To be done -> State only how many lines contain the string "that".

Records contained in a dataset:
+--
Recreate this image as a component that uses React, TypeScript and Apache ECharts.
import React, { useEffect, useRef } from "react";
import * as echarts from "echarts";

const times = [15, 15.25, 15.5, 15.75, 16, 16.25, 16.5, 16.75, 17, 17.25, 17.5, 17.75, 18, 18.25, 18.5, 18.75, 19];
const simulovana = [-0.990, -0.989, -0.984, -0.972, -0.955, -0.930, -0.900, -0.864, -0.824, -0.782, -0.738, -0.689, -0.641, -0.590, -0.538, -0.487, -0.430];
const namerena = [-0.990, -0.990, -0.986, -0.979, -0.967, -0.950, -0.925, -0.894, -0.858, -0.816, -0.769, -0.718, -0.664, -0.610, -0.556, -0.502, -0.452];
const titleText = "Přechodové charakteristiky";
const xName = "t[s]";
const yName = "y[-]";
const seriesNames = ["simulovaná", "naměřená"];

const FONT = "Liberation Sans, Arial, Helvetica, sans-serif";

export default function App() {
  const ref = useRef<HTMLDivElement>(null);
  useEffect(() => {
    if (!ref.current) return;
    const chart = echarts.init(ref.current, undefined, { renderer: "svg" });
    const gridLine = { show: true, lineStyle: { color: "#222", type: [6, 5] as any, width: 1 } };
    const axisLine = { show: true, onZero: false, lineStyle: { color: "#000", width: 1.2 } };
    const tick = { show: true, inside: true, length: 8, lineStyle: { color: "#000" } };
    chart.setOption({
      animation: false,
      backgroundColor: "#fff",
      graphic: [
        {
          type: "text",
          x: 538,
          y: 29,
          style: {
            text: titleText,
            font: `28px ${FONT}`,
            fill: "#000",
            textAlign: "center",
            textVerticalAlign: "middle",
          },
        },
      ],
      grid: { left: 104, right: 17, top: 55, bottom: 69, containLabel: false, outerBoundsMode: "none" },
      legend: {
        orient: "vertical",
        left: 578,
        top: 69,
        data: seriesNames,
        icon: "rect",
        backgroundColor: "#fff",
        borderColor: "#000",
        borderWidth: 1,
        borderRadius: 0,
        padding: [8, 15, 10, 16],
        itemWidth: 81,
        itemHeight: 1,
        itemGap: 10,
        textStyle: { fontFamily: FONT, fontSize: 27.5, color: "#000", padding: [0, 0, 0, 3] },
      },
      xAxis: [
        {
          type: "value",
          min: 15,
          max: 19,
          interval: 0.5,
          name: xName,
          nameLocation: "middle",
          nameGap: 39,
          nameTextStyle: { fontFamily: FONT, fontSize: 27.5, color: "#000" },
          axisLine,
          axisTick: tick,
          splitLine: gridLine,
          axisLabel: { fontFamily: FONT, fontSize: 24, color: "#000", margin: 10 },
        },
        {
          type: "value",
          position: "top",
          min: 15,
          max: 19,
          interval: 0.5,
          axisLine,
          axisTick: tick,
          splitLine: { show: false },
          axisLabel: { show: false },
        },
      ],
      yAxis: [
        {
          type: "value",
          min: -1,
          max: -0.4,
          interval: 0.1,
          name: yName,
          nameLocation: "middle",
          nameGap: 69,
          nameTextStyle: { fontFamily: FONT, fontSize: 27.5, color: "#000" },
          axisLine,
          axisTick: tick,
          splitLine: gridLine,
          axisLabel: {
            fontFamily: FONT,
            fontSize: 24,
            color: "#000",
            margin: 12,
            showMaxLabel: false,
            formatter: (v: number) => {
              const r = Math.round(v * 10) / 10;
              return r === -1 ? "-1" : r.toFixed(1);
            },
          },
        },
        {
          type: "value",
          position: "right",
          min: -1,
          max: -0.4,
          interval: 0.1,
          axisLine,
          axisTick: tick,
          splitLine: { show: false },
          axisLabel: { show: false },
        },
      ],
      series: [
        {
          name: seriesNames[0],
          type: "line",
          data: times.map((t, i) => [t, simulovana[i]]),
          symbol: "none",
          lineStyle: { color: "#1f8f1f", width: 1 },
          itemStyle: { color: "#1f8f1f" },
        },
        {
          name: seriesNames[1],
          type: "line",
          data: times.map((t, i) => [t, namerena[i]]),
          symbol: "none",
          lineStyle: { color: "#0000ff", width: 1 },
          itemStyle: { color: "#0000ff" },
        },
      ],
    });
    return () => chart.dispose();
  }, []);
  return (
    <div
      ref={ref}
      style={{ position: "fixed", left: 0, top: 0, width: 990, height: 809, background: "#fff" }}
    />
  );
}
+--
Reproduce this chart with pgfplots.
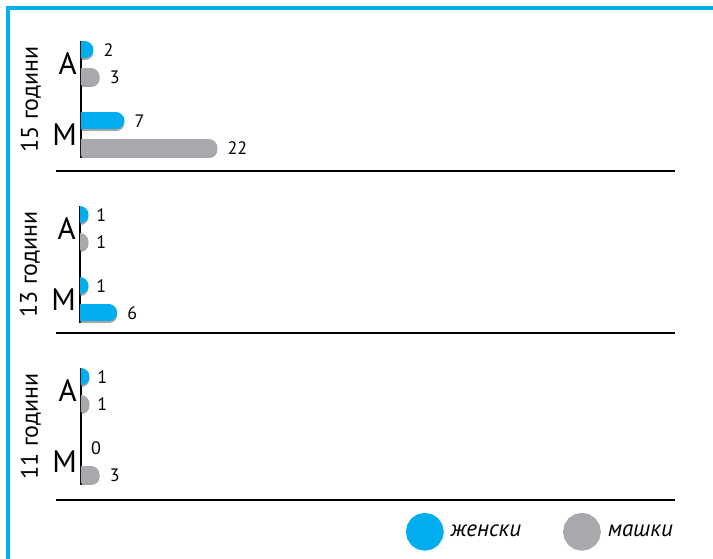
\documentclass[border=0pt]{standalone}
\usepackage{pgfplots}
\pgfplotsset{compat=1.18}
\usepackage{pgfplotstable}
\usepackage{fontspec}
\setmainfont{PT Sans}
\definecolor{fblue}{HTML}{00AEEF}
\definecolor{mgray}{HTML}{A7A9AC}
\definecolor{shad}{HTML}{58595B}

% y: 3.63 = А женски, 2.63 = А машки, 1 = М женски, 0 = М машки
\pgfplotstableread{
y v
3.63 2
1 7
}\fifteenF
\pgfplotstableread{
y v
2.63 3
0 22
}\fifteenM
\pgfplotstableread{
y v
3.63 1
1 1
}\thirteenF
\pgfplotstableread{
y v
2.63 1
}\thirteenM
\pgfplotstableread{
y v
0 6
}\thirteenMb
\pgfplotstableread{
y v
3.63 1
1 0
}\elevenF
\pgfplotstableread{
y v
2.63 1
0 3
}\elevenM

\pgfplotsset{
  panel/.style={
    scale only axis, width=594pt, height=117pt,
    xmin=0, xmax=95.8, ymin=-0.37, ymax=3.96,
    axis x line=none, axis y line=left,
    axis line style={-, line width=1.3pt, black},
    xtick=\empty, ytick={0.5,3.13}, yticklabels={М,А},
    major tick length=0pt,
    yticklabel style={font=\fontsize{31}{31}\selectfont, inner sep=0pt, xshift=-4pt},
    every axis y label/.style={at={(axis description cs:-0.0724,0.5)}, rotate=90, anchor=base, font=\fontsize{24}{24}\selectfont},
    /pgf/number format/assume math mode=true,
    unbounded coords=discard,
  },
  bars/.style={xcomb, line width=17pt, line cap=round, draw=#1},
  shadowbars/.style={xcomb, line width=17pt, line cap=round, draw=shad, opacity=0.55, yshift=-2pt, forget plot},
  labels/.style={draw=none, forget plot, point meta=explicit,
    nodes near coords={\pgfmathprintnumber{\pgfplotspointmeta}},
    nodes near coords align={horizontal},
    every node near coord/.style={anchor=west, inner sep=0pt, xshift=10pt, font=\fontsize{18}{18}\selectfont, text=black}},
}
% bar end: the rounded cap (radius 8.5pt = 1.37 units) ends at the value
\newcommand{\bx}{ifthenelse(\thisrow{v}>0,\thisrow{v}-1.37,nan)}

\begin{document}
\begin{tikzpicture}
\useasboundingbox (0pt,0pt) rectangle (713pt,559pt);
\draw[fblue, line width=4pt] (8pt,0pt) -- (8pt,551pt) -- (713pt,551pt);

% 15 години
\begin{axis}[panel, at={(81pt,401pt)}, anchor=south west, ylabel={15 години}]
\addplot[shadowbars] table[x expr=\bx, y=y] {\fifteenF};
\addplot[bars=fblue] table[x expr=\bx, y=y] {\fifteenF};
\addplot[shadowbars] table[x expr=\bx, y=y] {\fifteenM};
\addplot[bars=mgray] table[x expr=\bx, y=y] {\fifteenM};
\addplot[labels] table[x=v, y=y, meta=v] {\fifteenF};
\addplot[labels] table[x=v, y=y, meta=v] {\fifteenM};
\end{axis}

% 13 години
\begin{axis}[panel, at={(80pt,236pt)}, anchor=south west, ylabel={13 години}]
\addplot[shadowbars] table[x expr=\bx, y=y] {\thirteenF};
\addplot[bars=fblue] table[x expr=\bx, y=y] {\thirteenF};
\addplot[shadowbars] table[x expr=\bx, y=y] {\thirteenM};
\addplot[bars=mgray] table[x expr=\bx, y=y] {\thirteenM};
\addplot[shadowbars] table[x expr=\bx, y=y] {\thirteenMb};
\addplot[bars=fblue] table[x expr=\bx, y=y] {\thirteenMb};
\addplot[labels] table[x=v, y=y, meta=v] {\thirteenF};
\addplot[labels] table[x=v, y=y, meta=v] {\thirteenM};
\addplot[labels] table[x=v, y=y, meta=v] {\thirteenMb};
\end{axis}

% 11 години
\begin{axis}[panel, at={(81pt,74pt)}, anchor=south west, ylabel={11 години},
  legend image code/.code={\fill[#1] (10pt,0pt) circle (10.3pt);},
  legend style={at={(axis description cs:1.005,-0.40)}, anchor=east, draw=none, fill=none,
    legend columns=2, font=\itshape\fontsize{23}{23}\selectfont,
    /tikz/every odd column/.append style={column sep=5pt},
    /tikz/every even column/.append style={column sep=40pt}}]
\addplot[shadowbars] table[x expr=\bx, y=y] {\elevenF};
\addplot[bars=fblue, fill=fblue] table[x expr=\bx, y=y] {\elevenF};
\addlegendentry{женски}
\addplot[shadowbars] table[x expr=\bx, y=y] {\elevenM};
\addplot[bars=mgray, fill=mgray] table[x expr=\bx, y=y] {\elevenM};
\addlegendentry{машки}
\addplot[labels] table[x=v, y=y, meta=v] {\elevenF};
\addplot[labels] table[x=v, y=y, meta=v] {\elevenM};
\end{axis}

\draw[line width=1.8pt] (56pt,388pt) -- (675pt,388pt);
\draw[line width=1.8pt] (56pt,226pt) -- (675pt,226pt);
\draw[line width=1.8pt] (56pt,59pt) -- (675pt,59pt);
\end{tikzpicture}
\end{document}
+--
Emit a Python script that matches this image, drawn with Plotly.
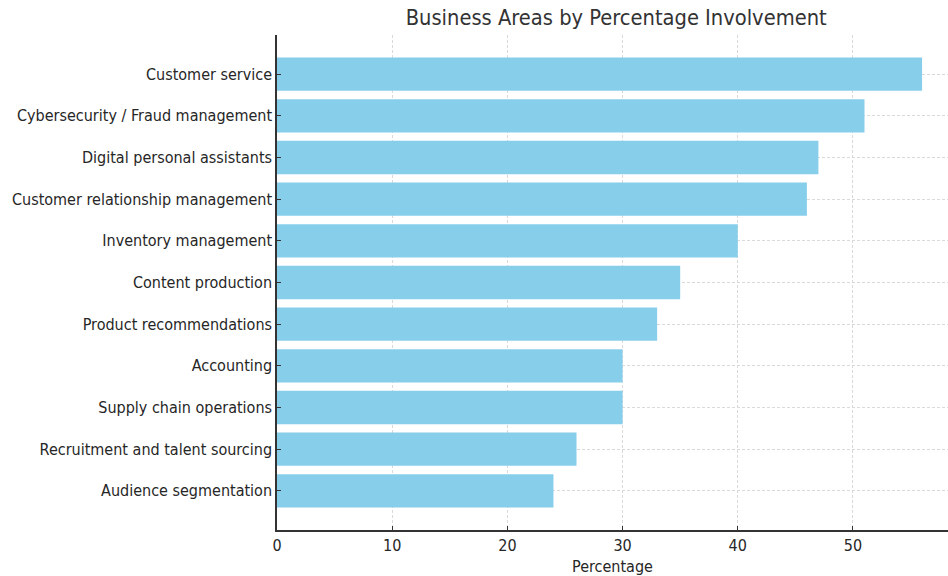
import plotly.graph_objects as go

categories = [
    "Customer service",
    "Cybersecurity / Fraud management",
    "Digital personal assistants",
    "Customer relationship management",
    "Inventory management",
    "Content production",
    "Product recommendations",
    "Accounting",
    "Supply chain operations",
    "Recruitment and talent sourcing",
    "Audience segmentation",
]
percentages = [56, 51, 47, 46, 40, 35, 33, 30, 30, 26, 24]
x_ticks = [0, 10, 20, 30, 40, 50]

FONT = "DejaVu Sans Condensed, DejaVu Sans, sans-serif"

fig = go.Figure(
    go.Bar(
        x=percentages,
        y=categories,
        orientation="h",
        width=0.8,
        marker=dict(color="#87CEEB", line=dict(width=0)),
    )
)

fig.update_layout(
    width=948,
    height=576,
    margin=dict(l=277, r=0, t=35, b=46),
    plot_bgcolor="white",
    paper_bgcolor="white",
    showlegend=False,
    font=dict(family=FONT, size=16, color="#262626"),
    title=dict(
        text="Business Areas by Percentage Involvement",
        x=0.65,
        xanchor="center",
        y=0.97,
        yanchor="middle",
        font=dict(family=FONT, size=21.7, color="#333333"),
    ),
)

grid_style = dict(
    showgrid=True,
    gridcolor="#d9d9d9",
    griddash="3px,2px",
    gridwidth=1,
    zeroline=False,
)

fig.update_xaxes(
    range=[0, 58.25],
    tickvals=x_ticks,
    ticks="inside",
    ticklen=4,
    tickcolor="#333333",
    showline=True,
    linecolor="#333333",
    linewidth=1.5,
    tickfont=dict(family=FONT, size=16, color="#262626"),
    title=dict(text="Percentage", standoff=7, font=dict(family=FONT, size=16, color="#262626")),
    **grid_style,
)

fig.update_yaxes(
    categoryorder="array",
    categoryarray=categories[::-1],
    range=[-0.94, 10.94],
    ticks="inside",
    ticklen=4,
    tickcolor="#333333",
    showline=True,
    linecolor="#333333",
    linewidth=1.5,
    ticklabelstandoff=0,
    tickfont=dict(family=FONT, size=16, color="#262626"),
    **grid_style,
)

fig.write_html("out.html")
+--
Solution to this task -> 2